Gabe recommends the National Review's review of Hotel Rwanda:
Hibbs continues in my mind to review films rather well. I've always liked his thoughtfulness.Hibbs makes a big mistake, though: a mistake that has the effect of letting conservatives off the hook. It wasn't a State Department spokeswoman whose taped statements were repeated exactly as stated, but rather the well-publicized words of the White House Press Secretary, Dee Dee Myers. Thus, the irony that Hibbs notes (the magazine cover showing Bill Clinton as 'Man of the Year') is even more pointed than he realizes.
Myers' evasive statements on genocide earned her well-deserved contempt. But the real problem wasn't just hers, or the State Department's, but rather Bill Clinton's, and America's conservatives'. The highest levels of the U.S. government averted their eyes, even as everyone else watched the unfolding horror. After Somalia, there was no consensus for an African military adventure, no matter how urgent the need.

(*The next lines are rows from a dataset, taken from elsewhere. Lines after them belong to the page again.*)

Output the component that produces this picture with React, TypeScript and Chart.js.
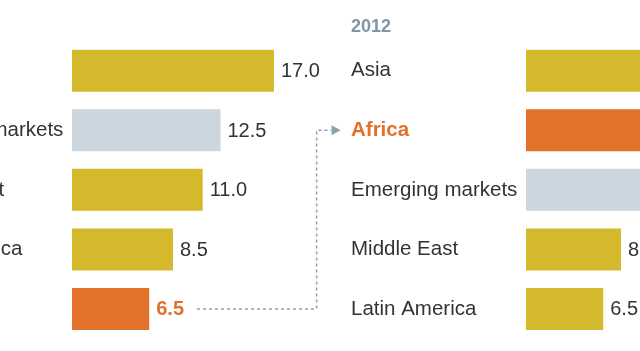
import React, { useEffect, useRef } from "react";
import { Chart, registerables } from "chart.js";

Chart.register(...registerables);

// ---- data ----
const categoriesEarly = ["Asia", "Emerging markets", "Middle East", "Latin America", "Africa"];
const valuesEarly = [17.0, 12.5, 11.0, 8.5, 6.5];
const titleEarly = "";

const categories2012 = ["Asia", "Africa", "Emerging markets", "Middle East", "Latin America"];
const values2012 = [12.0, 11.0, 10.0, 8.0, 6.5];
const title2012 = "2012";

const highlight = "Africa";
const aggregate = "Emerging markets";

const GOLD = "#d4b92c";
const ORANGE = "#e2712a";
const GREYBLUE = "#cbd6de";
const TEXT = "#333333";
const TITLE = "#7f96a4";
const CONNECT = "#8ba1ae";
const FONT = "'Liberation Sans', Arial, Helvetica, sans-serif";

const colorFor = (c: string) => (c === highlight ? ORANGE : c === aggregate ? GREYBLUE : GOLD);

type PanelProps = {
  categories: string[];
  values: number[];
  title: string;
  left: number;
  connector?: boolean;
};

function Panel({ categories, values, title, left, connector }: PanelProps) {
  const ref = useRef<HTMLCanvasElement | null>(null);
  useEffect(() => {
    if (!ref.current) return;
    const valueLabels = {
      id: "valueLabels",
      afterDatasetsDraw(chart: any) {
        const ctx = chart.ctx;
        const meta = chart.getDatasetMeta(0);
        ctx.save();
        ctx.textBaseline = "middle";
        ctx.textAlign = "left";
        meta.data.forEach((bar: any, i: number) => {
          const isHi = categories[i] === highlight;
          ctx.font = `${isHi ? "bold " : ""}20px ${FONT}`;
          ctx.fillStyle = isHi ? ORANGE : TEXT;
          ctx.fillText(values[i].toFixed(1), bar.x + 7, bar.y + 1);
        });
        ctx.restore();
      },
    };
    const titlePlugin = {
      id: "panelTitle",
      afterDraw(chart: any) {
        if (!title) return;
        const ctx = chart.ctx;
        ctx.save();
        ctx.font = `bold 18px ${FONT}`;
        ctx.fillStyle = TITLE;
        ctx.textBaseline = "alphabetic";
        ctx.textAlign = "left";
        ctx.fillText(title, 10, 32);
        ctx.restore();
      },
    };
    const connectorPlugin = {
      id: "connector",
      afterDraw(chart: any) {
        if (!connector) return;
        const ctx = chart.ctx;
        const meta = chart.getDatasetMeta(0);
        const idx = categories.indexOf(highlight);
        const idxTarget = categories2012.indexOf(highlight);
        const bar: any = meta.data[idx];
        ctx.save();
        ctx.font = `bold 20px ${FONT}`;
        const w = ctx.measureText(values[idx].toFixed(1)).width;
        const x0 = bar.x + 7 + w + 13;
        const y0 = bar.y;
        const y1 = chart.scales.y.getPixelForValue(idxTarget);
        const xv = chart.chartArea.right + 7;
        const xe = xv + 15;
        ctx.strokeStyle = CONNECT;
        ctx.lineWidth = 1.5;
        ctx.setLineDash([3, 3]);
        ctx.beginPath();
        ctx.moveTo(x0, y0);
        ctx.lineTo(xv, y0);
        ctx.lineTo(xv, y1);
        ctx.lineTo(xe, y1);
        ctx.stroke();
        ctx.setLineDash([]);
        ctx.fillStyle = CONNECT;
        ctx.beginPath();
        ctx.moveTo(xe, y1 - 5);
        ctx.lineTo(xe + 9, y1);
        ctx.lineTo(xe, y1 + 5);
        ctx.closePath();
        ctx.fill();
        ctx.restore();
      },
    };
    const chart = new Chart(ref.current, {
      type: "bar",
      data: {
        labels: categories,
        datasets: [
          {
            data: values,
            backgroundColor: categories.map(colorFor),
            borderWidth: 0,
            barPercentage: 0.705,
            categoryPercentage: 1,
          },
        ],
      },
      options: {
        indexAxis: "y",
        responsive: false,
        animation: false,
        layout: { padding: { left: 10, right: 32.4, top: 41, bottom: 10 } },
        plugins: {
          legend: { display: false },
          title: { display: false },
          tooltip: { enabled: false },
        },
        scales: {
          x: { display: false, min: 0, max: 20 },
          y: {
            grid: { display: false, drawTicks: false },
            border: { display: false },
            afterFit: (scale: any) => {
              scale.width = 175;
            },
            ticks: {
              crossAlign: "far",
              padding: 0,
              color: (c: any) => (categories[c.index] === highlight ? ORANGE : TEXT),
              font: (c: any) => ({
                family: FONT,
                size: 20.5,
                weight: categories[c.index] === highlight ? "bold" : "normal",
              }),
            },
          },
        },
      },
      plugins: [valueLabels, titlePlugin, connectorPlugin],
    } as any);
    return () => chart.destroy();
  }, []);
  return (
    <canvas
      ref={ref}
      width={455}
      height={351}
      style={{ position: "absolute", left, top: 0, width: 455, height: 351 }}
    />
  );
}

export default function App() {
  return (
    <div
      style={{
        position: "fixed",
        left: 0,
        top: 0,
        width: 640,
        height: 351,
        overflow: "hidden",
        background: "#ffffff",
      }}
    >
      <Panel categories={categoriesEarly} values={valuesEarly} title={titleEarly} left={-113} connector />
      <Panel categories={categories2012} values={values2012} title={title2012} left={341} />
    </div>
  );
}
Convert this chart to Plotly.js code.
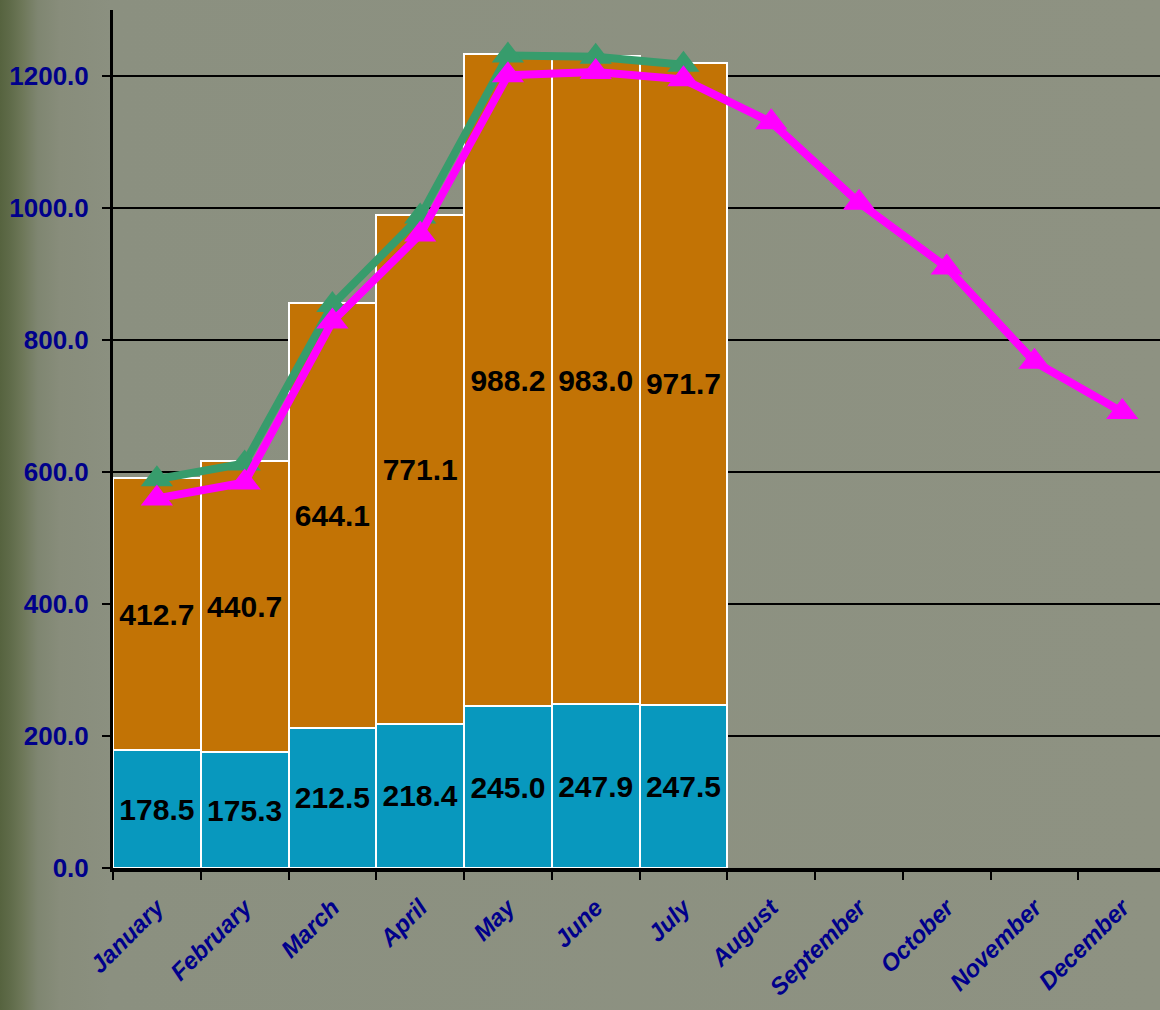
<!DOCTYPE html>
<html>
<head>
<meta charset="utf-8">
<script src="https://cdn.plot.ly/plotly-3.0.1.min.js"></script>
<style>
  html, body { margin: 0; padding: 0; width: 1160px; height: 1010px; overflow: hidden; }
  body {
    background: linear-gradient(to right, #56633f 0px, #5f6b49 10px, #6d7758 22px, #7f8671 38px, #888d7b 60px, #8b9080 110px, #8e9282 100%);
  }
  #chart { width: 1160px; height: 1010px; }
</style>
</head>
<body>
<div id="chart"></div>
<script>
// ---- data ----
const months = ["January","February","March","April","May","June","July","August","September","October","November","December"];
const barMonths = ["January","February","March","April","May","June","July"];
const blueValues = [178.5, 175.3, 212.5, 218.4, 245.0, 247.9, 247.5];
const orangeValues = [412.7, 440.7, 644.1, 771.1, 988.2, 983.0, 971.7];
const greenLine = [589, 613, 853, 987, 1231, 1229, 1217];
const pinkLine = [560, 584, 828, 960, 1201, 1206, 1195, 1130, 1008, 910, 767, 691];
const yTicks = [0, 200, 400, 600, 800, 1000, 1200];

const labelFont = { family: "Liberation Sans, Arial, sans-serif", size: 30, color: "#000000", weight: "bold" };

const traces = [
  {
    type: "bar", x: barMonths, y: blueValues,
    text: blueValues.map(v => "<b>" + v.toFixed(1) + "</b>"),
    textposition: "inside", insidetextanchor: "middle", constraintext: "none",
    textfont: labelFont,
    marker: { color: "#0898be", line: { color: "#ffffff", width: 2 } },
    hoverinfo: "skip", showlegend: false
  },
  {
    type: "bar", x: barMonths, y: orangeValues,
    text: orangeValues.map(v => "<b>" + v.toFixed(1) + "</b>"),
    textposition: "inside", insidetextanchor: "middle", constraintext: "none",
    textfont: labelFont,
    marker: { color: "#c27305", line: { color: "#ffffff", width: 2 } },
    hoverinfo: "skip", showlegend: false
  },
  {
    type: "scatter", mode: "lines+markers", x: barMonths, y: greenLine,
    line: { color: "#379c6c", width: 8 },
    marker: { symbol: "triangle-up", size: 28, color: "#379c6c" },
    hoverinfo: "skip", showlegend: false
  },
  {
    type: "scatter", mode: "lines+markers", x: months, y: pinkLine,
    line: { color: "#ff00ff", width: 8 },
    marker: { symbol: "triangle-up", size: 28, color: "#ff00ff" },
    hoverinfo: "skip", showlegend: false
  }
];

const layout = {
  width: 1160, height: 1010,
  margin: { l: 113, r: 0, t: 10, b: 142 },
  paper_bgcolor: "rgba(0,0,0,0)",
  plot_bgcolor: "rgba(0,0,0,0)",
  barmode: "stack", bargap: 0,
  showlegend: false,
  xaxis: {
    type: "category", categoryorder: "array", categoryarray: months,
    range: [-0.5, 11.43],
    showgrid: false, zeroline: false,
    showline: true, linecolor: "#000000", linewidth: 4,
    ticks: "outside", tickson: "boundaries", ticklen: 8, tickwidth: 2, tickcolor: "#000000",
    tickangle: -45,
    ticklabelstandoff: 12,
    tickfont: { family: "Liberation Sans, Arial, sans-serif", size: 24, color: "#00008b", weight: "bold", style: "italic" }
  },
  yaxis: {
    range: [0, 1300],
    tickvals: yTicks, ticktext: yTicks.map(v => v.toFixed(1)),
    showgrid: true, gridcolor: "#000000", gridwidth: 2,
    zeroline: false,
    showline: true, linecolor: "#000000", linewidth: 3,
    ticks: "outside", ticklen: 8, tickwidth: 2, tickcolor: "#000000",
    ticklabelstandoff: 8,
    tickfont: { family: "Liberation Sans, Arial, sans-serif", size: 26, color: "#00008b", weight: "bold" }
  }
};

Plotly.newPlot("chart", traces, layout, { displayModeBar: false, staticPlot: true });
</script>
</body>
</html>
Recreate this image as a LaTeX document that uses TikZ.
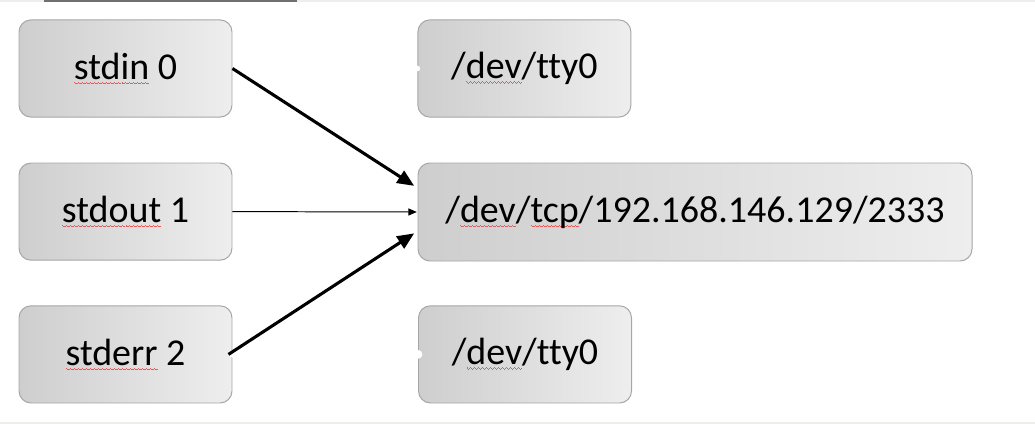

Republicans had no interest in such a thing, certainly, and they were lying in wait to shoot down any such effort. Fearing Republicans, the coward Clinton skipped past Rwanda, but he slowly developed some backbone: he eventually helped freeze the Bosnian crisis in place (the 1995 Dayton agreement), and finally budged on providing military assistance to Kosovo (1999), but only because he had been cornered by his own promises to do so. Clinton was such a coward in great measure because he was responding to the manifest distaste among American conservatives to doing anything effective about genocide.
Hibbs lets conservatives off way, way too easily - their crimes of omission, their isolationism, their small-mindedness. Instead, Hibbs aims at the hapless State Department. Such brave scapegoating!